### DATASET EXCERPT
※
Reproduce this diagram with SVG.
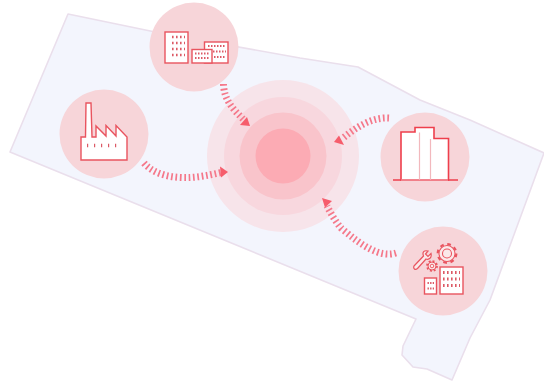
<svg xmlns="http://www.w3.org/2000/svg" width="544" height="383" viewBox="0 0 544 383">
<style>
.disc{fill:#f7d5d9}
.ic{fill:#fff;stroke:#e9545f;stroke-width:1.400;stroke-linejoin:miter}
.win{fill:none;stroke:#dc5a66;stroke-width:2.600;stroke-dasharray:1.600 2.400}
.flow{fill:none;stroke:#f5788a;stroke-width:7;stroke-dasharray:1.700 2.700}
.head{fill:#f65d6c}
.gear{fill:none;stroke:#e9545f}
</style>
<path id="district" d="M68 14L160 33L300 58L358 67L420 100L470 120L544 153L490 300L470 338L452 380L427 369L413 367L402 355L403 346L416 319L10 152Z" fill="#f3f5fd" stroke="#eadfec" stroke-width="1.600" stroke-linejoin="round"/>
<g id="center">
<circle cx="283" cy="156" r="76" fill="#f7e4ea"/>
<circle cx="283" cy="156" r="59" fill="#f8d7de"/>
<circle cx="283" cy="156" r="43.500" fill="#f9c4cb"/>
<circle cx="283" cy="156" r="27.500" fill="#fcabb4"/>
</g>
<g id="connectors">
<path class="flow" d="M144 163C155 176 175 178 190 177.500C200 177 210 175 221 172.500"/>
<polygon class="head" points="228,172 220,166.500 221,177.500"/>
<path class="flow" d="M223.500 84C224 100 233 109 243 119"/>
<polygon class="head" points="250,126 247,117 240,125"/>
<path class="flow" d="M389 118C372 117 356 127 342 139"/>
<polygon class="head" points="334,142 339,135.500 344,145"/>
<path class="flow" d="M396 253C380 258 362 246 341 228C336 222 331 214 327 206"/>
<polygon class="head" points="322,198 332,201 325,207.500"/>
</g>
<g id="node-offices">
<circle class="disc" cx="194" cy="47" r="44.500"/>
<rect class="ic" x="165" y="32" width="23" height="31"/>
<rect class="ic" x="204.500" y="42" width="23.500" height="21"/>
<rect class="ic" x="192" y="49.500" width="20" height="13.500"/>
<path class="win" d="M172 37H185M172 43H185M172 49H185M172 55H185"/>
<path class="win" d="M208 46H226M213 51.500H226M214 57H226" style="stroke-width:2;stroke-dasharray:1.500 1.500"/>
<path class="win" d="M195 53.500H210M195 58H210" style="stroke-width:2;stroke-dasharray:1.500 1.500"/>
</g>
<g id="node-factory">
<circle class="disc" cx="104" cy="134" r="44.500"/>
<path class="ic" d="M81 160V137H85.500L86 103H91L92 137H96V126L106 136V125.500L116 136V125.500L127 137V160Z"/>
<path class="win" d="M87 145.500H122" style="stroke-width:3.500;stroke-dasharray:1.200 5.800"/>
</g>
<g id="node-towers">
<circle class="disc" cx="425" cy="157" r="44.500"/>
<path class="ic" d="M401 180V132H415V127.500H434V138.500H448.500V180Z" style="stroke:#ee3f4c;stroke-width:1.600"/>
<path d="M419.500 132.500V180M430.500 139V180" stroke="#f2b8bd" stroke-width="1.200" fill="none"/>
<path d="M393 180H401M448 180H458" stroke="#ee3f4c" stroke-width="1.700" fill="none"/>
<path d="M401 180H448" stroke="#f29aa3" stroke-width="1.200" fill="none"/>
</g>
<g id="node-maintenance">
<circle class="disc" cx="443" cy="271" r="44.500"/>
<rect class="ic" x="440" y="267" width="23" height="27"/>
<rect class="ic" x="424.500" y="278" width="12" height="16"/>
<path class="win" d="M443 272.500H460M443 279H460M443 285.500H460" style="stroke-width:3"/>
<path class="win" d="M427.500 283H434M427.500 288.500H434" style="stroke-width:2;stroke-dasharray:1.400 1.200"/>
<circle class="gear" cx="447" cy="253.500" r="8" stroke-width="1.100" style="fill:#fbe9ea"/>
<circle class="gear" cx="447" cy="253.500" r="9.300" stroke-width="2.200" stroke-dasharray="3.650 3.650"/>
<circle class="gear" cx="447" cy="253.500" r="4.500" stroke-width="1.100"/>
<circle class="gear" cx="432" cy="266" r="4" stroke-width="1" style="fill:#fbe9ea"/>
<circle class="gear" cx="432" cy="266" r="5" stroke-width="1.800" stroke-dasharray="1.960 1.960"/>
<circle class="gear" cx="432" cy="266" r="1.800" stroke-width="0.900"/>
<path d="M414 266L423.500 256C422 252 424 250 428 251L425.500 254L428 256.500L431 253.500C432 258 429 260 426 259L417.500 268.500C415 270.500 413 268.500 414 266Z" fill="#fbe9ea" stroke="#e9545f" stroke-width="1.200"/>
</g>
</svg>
※
### SHORT PROBLEM
Repeat the data exactly, dropping every picture it holds.

### ANSWER IN FULL
Reproduce this diagram with SVG.
<svg xmlns="http://www.w3.org/2000/svg" width="544" height="383" viewBox="0 0 544 383">
<style>
.disc{fill:#f7d5d9}
.ic{fill:#fff;stroke:#e9545f;stroke-width:1.400;stroke-linejoin:miter}
.win{fill:none;stroke:#dc5a66;stroke-width:2.600;stroke-dasharray:1.600 2.400}
.flow{fill:none;stroke:#f5788a;stroke-width:7;stroke-dasharray:1.700 2.700}
.head{fill:#f65d6c}
.gear{fill:none;stroke:#e9545f}
</style>
<path id="district" d="M68 14L160 33L300 58L358 67L420 100L470 120L544 153L490 300L470 338L452 380L427 369L413 367L402 355L403 346L416 319L10 152Z" fill="#f3f5fd" stroke="#eadfec" stroke-width="1.600" stroke-linejoin="round"/>
<g id="center">
<circle cx="283" cy="156" r="76" fill="#f7e4ea"/>
<circle cx="283" cy="156" r="59" fill="#f8d7de"/>
<circle cx="283" cy="156" r="43.500" fill="#f9c4cb"/>
<circle cx="283" cy="156" r="27.500" fill="#fcabb4"/>
</g>
<g id="connectors">
<path class="flow" d="M144 163C155 176 175 178 190 177.500C200 177 210 175 221 172.500"/>
<polygon class="head" points="228,172 220,166.500 221,177.500"/>
<path class="flow" d="M223.500 84C224 100 233 109 243 119"/>
<polygon class="head" points="250,126 247,117 240,125"/>
<path class="flow" d="M389 118C372 117 356 127 342 139"/>
<polygon class="head" points="334,142 339,135.500 344,145"/>
<path class="flow" d="M396 253C380 258 362 246 341 228C336 222 331 214 327 206"/>
<polygon class="head" points="322,198 332,201 325,207.500"/>
</g>
<g id="node-offices">
<circle class="disc" cx="194" cy="47" r="44.500"/>
<rect class="ic" x="165" y="32" width="23" height="31"/>
<rect class="ic" x="204.500" y="42" width="23.500" height="21"/>
<rect class="ic" x="192" y="49.500" width="20" height="13.500"/>
<path class="win" d="M172 37H185M172 43H185M172 49H185M172 55H185"/>
<path class="win" d="M208 46H226M213 51.500H226M214 57H226" style="stroke-width:2;stroke-dasharray:1.500 1.500"/>
<path class="win" d="M195 53.500H210M195 58H210" style="stroke-width:2;stroke-dasharray:1.500 1.500"/>
</g>
<g id="node-factory">
<circle class="disc" cx="104" cy="134" r="44.500"/>
<path class="ic" d="M81 160V137H85.500L86 103H91L92 137H96V126L106 136V125.500L116 136V125.500L127 137V160Z"/>
<path class="win" d="M87 145.500H122" style="stroke-width:3.500;stroke-dasharray:1.200 5.800"/>
</g>
<g id="node-towers">
<circle class="disc" cx="425" cy="157" r="44.500"/>
<path class="ic" d="M401 180V132H415V127.500H434V138.500H448.500V180Z" style="stroke:#ee3f4c;stroke-width:1.600"/>
<path d="M419.500 132.500V180M430.500 139V180" stroke="#f2b8bd" stroke-width="1.200" fill="none"/>
<path d="M393 180H401M448 180H458" stroke="#ee3f4c" stroke-width="1.700" fill="none"/>
<path d="M401 180H448" stroke="#f29aa3" stroke-width="1.200" fill="none"/>
</g>
<g id="node-maintenance">
<circle class="disc" cx="443" cy="271" r="44.500"/>
<rect class="ic" x="440" y="267" width="23" height="27"/>
<rect class="ic" x="424.500" y="278" width="12" height="16"/>
<path class="win" d="M443 272.500H460M443 279H460M443 285.500H460" style="stroke-width:3"/>
<path class="win" d="M427.500 283H434M427.500 288.500H434" style="stroke-width:2;stroke-dasharray:1.400 1.200"/>
<circle class="gear" cx="447" cy="253.500" r="8" stroke-width="1.100" style="fill:#fbe9ea"/>
<circle class="gear" cx="447" cy="253.500" r="9.300" stroke-width="2.200" stroke-dasharray="3.650 3.650"/>
<circle class="gear" cx="447" cy="253.500" r="4.500" stroke-width="1.100"/>
<circle class="gear" cx="432" cy="266" r="4" stroke-width="1" style="fill:#fbe9ea"/>
<circle class="gear" cx="432" cy="266" r="5" stroke-width="1.800" stroke-dasharray="1.960 1.960"/>
<circle class="gear" cx="432" cy="266" r="1.800" stroke-width="0.900"/>
<path d="M414 266L423.500 256C422 252 424 250 428 251L425.500 254L428 256.500L431 253.500C432 258 429 260 426 259L417.500 268.500C415 270.500 413 268.500 414 266Z" fill="#fbe9ea" stroke="#e9545f" stroke-width="1.200"/>
</g>
</svg>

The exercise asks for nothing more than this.